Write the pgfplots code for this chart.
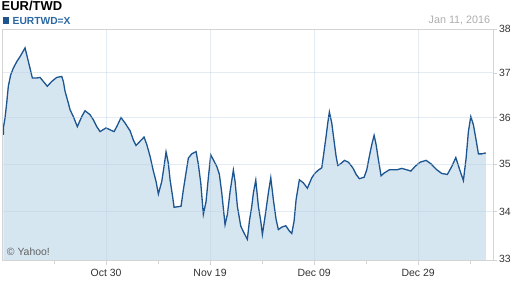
\documentclass[border=0pt]{standalone}
\usepackage{fontspec}
\setmainfont{Liberation Sans}
\usepackage{pgfplots}
\pgfplotsset{compat=1.18}
\usepackage{pgfplotstable}
\definecolor{linec}{HTML}{1D5591}
\definecolor{fillc}{HTML}{D6E6F1}
\definecolor{gridc}{HTML}{B8CDE0}
\definecolor{bordc}{HTML}{D4D4D4}
\definecolor{legc}{HTML}{2A67A3}

% days counted from Oct 30, 2015
\pgfplotstableread{
d v
-19.75 35.63
-19.70 35.81
-19.42 36.00
-19.10 36.33
-18.79 36.70
-18.33 36.96
-17.83 37.11
-17.17 37.26
-16.54 37.37
-15.58 37.57
-15.25 37.41
-14.62 37.11
-14.17 36.89
-13.33 36.89
-12.69 36.90
-12.06 36.81
-11.29 36.70
-10.44 36.81
-9.48 36.90
-8.52 36.92
-8.21 36.81
-7.88 36.59
-7.25 36.33
-6.92 36.18
-6.29 36.03
-5.52 35.81
-4.67 36.03
-4.04 36.16
-3.08 36.07
-2.44 35.96
-1.79 35.81
-1.15 35.70
0.00 35.78
0.77 35.74
1.54 35.70
2.06 35.81
2.88 36.01
3.65 35.89
4.62 35.72
5.25 35.52
5.77 35.40
6.54 35.49
7.31 35.58
7.83 35.42
8.46 35.17
9.10 34.85
9.62 34.63
10.06 34.37
10.71 34.63
11.15 34.95
11.54 35.26
11.98 35.02
12.31 34.67
12.83 34.29
13.08 34.09
14.42 34.11
14.87 34.46
15.33 34.78
15.83 35.13
16.48 35.22
17.31 35.27
17.75 34.99
18.21 34.60
18.71 33.94
19.23 34.21
19.67 34.71
20.13 35.20
20.63 35.09
21.29 34.95
21.79 34.78
22.25 34.39
22.88 33.73
23.33 33.94
23.85 34.42
24.48 34.87
24.81 34.63
25.25 34.11
25.90 33.70
26.54 33.56
27.17 33.43
27.56 33.80
28.02 34.11
28.33 34.39
28.79 34.66
29.29 34.11
29.75 33.80
30.06 33.53
30.58 33.90
31.21 34.39
31.67 34.71
32.17 34.25
32.69 33.84
33.13 33.63
33.79 33.68
34.56 33.71
35.25 33.60
35.71 33.55
36.15 33.80
36.54 34.25
37.17 34.67
37.94 34.60
38.71 34.49
39.56 34.71
40.19 34.81
40.83 34.87
41.48 34.92
41.79 35.17
42.31 35.60
42.63 35.89
42.94 36.13
43.40 35.89
43.85 35.49
44.23 35.17
44.56 34.97
45.13 35.01
45.83 35.08
46.60 35.04
47.44 34.92
48.08 34.78
48.71 34.69
49.62 34.72
50.13 34.88
50.63 35.17
51.10 35.42
51.54 35.62
51.92 35.42
52.37 35.09
52.88 34.75
53.46 34.81
54.48 34.88
55.90 34.88
56.87 34.91
57.83 34.88
58.60 34.85
59.42 34.95
60.38 35.04
61.54 35.08
62.44 35.01
63.60 34.88
64.56 34.80
65.63 34.78
66.48 34.95
67.25 35.14
68.08 34.85
68.71 34.65
69.23 35.13
69.67 35.70
70.13 36.03
70.63 35.85
71.15 35.52
71.60 35.22
72.25 35.22
73.02 35.24
}\data

\begin{document}
\begin{tikzpicture}
\path[use as bounding box] (0,0) rectangle (512bp,288bp);
\begin{axis}[
  at={(2.7bp,27.3bp)}, anchor=south west,
  width=490.3bp, height=231.4bp, scale only axis,
  ymode=log, ymin=33, ymax=38,
  log origin y=infty,
  xmin=-19.87, xmax=74.4,
  ytick={33,34,35,36,37,38},
  yticklabels={\raisebox{3.5bp}{33},34,35,36,37,\raisebox{-3bp}{38}},
  xtick={0,20,40,60},
  xticklabels={Oct 30,Nov 19,Dec 09,Dec 29},
  minor xtick={-10,10,30,50,70},
  ytick pos=right, xtick pos=bottom,
  yticklabel pos=right,
  tick align=outside,
  major tick length=4bp, minor tick length=3bp,
  tick style={draw=bordc, line width=0.8bp},
  axis line style={draw=bordc, line width=0.9bp},
  grid=major,
  major grid style={draw=gridc, opacity=0.4, line width=0.9bp},
  minor grid style={draw=none},
  axis on top,
  ticklabel style={font=\fontsize{10.5}{12}\selectfont, text=black!80},
  xticklabel style={yshift=-1bp},
  yticklabel style={xshift=-1.5bp},
]
\addplot[fill=fillc, draw=none] table[x=d, y=v] {\data} \closedcycle;
\addplot[draw=linec, line width=1.3bp] table[x=d, y=v] {\data};
\end{axis}
\node[anchor=base west, inner sep=0, font=\bfseries\fontsize{13}{14}\selectfont] at (1.5bp,277.6bp) {EUR/TWD};
\fill[linec] (2.7bp,263.7bp) rectangle (9.3bp,271.3bp);
\node[anchor=base west, inner sep=0, text=legc, font=\bfseries\fontsize{10.3}{12}\selectfont] at (12.5bp,263.8bp) {EURTWD=X};
\node[anchor=base east, inner sep=0, text=black!32, font=\fontsize{10.8}{12}\selectfont] at (490.3bp,264bp) {Jan 11, 2016};
\node[anchor=base west, inner sep=0, text=black!62, font=\fontsize{10.5}{12}\selectfont] at (6.7bp,33bp) {© Yahoo!};
\end{tikzpicture}
\end{document}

###

• **REQUIREMENT**: Retype the listing exactly. Pictures do not belong in the copy.

• **SOLUTION BELOW**:
Write the pgfplots code for this chart.
\documentclass[border=0pt]{standalone}
\usepackage{fontspec}
\setmainfont{Liberation Sans}
\usepackage{pgfplots}
\pgfplotsset{compat=1.18}
\usepackage{pgfplotstable}
\definecolor{linec}{HTML}{1D5591}
\definecolor{fillc}{HTML}{D6E6F1}
\definecolor{gridc}{HTML}{B8CDE0}
\definecolor{bordc}{HTML}{D4D4D4}
\definecolor{legc}{HTML}{2A67A3}

% days counted from Oct 30, 2015
\pgfplotstableread{
d v
-19.75 35.63
-19.70 35.81
-19.42 36.00
-19.10 36.33
-18.79 36.70
-18.33 36.96
-17.83 37.11
-17.17 37.26
-16.54 37.37
-15.58 37.57
-15.25 37.41
-14.62 37.11
-14.17 36.89
-13.33 36.89
-12.69 36.90
-12.06 36.81
-11.29 36.70
-10.44 36.81
-9.48 36.90
-8.52 36.92
-8.21 36.81
-7.88 36.59
-7.25 36.33
-6.92 36.18
-6.29 36.03
-5.52 35.81
-4.67 36.03
-4.04 36.16
-3.08 36.07
-2.44 35.96
-1.79 35.81
-1.15 35.70
0.00 35.78
0.77 35.74
1.54 35.70
2.06 35.81
2.88 36.01
3.65 35.89
4.62 35.72
5.25 35.52
5.77 35.40
6.54 35.49
7.31 35.58
7.83 35.42
8.46 35.17
9.10 34.85
9.62 34.63
10.06 34.37
10.71 34.63
11.15 34.95
11.54 35.26
11.98 35.02
12.31 34.67
12.83 34.29
13.08 34.09
14.42 34.11
14.87 34.46
15.33 34.78
15.83 35.13
16.48 35.22
17.31 35.27
17.75 34.99
18.21 34.60
18.71 33.94
19.23 34.21
19.67 34.71
20.13 35.20
20.63 35.09
21.29 34.95
21.79 34.78
22.25 34.39
22.88 33.73
23.33 33.94
23.85 34.42
24.48 34.87
24.81 34.63
25.25 34.11
25.90 33.70
26.54 33.56
27.17 33.43
27.56 33.80
28.02 34.11
28.33 34.39
28.79 34.66
29.29 34.11
29.75 33.80
30.06 33.53
30.58 33.90
31.21 34.39
31.67 34.71
32.17 34.25
32.69 33.84
33.13 33.63
33.79 33.68
34.56 33.71
35.25 33.60
35.71 33.55
36.15 33.80
36.54 34.25
37.17 34.67
37.94 34.60
38.71 34.49
39.56 34.71
40.19 34.81
40.83 34.87
41.48 34.92
41.79 35.17
42.31 35.60
42.63 35.89
42.94 36.13
43.40 35.89
43.85 35.49
44.23 35.17
44.56 34.97
45.13 35.01
45.83 35.08
46.60 35.04
47.44 34.92
48.08 34.78
48.71 34.69
49.62 34.72
50.13 34.88
50.63 35.17
51.10 35.42
51.54 35.62
51.92 35.42
52.37 35.09
52.88 34.75
53.46 34.81
54.48 34.88
55.90 34.88
56.87 34.91
57.83 34.88
58.60 34.85
59.42 34.95
60.38 35.04
61.54 35.08
62.44 35.01
63.60 34.88
64.56 34.80
65.63 34.78
66.48 34.95
67.25 35.14
68.08 34.85
68.71 34.65
69.23 35.13
69.67 35.70
70.13 36.03
70.63 35.85
71.15 35.52
71.60 35.22
72.25 35.22
73.02 35.24
}\data

\begin{document}
\begin{tikzpicture}
\path[use as bounding box] (0,0) rectangle (512bp,288bp);
\begin{axis}[
  at={(2.7bp,27.3bp)}, anchor=south west,
  width=490.3bp, height=231.4bp, scale only axis,
  ymode=log, ymin=33, ymax=38,
  log origin y=infty,
  xmin=-19.87, xmax=74.4,
  ytick={33,34,35,36,37,38},
  yticklabels={\raisebox{3.5bp}{33},34,35,36,37,\raisebox{-3bp}{38}},
  xtick={0,20,40,60},
  xticklabels={Oct 30,Nov 19,Dec 09,Dec 29},
  minor xtick={-10,10,30,50,70},
  ytick pos=right, xtick pos=bottom,
  yticklabel pos=right,
  tick align=outside,
  major tick length=4bp, minor tick length=3bp,
  tick style={draw=bordc, line width=0.8bp},
  axis line style={draw=bordc, line width=0.9bp},
  grid=major,
  major grid style={draw=gridc, opacity=0.4, line width=0.9bp},
  minor grid style={draw=none},
  axis on top,
  ticklabel style={font=\fontsize{10.5}{12}\selectfont, text=black!80},
  xticklabel style={yshift=-1bp},
  yticklabel style={xshift=-1.5bp},
]
\addplot[fill=fillc, draw=none] table[x=d, y=v] {\data} \closedcycle;
\addplot[draw=linec, line width=1.3bp] table[x=d, y=v] {\data};
\end{axis}
\node[anchor=base west, inner sep=0, font=\bfseries\fontsize{13}{14}\selectfont] at (1.5bp,277.6bp) {EUR/TWD};
\fill[linec] (2.7bp,263.7bp) rectangle (9.3bp,271.3bp);
\node[anchor=base west, inner sep=0, text=legc, font=\bfseries\fontsize{10.3}{12}\selectfont] at (12.5bp,263.8bp) {EURTWD=X};
\node[anchor=base east, inner sep=0, text=black!32, font=\fontsize{10.8}{12}\selectfont] at (490.3bp,264bp) {Jan 11, 2016};
\node[anchor=base west, inner sep=0, text=black!62, font=\fontsize{10.5}{12}\selectfont] at (6.7bp,33bp) {© Yahoo!};
\end{tikzpicture}
\end{document}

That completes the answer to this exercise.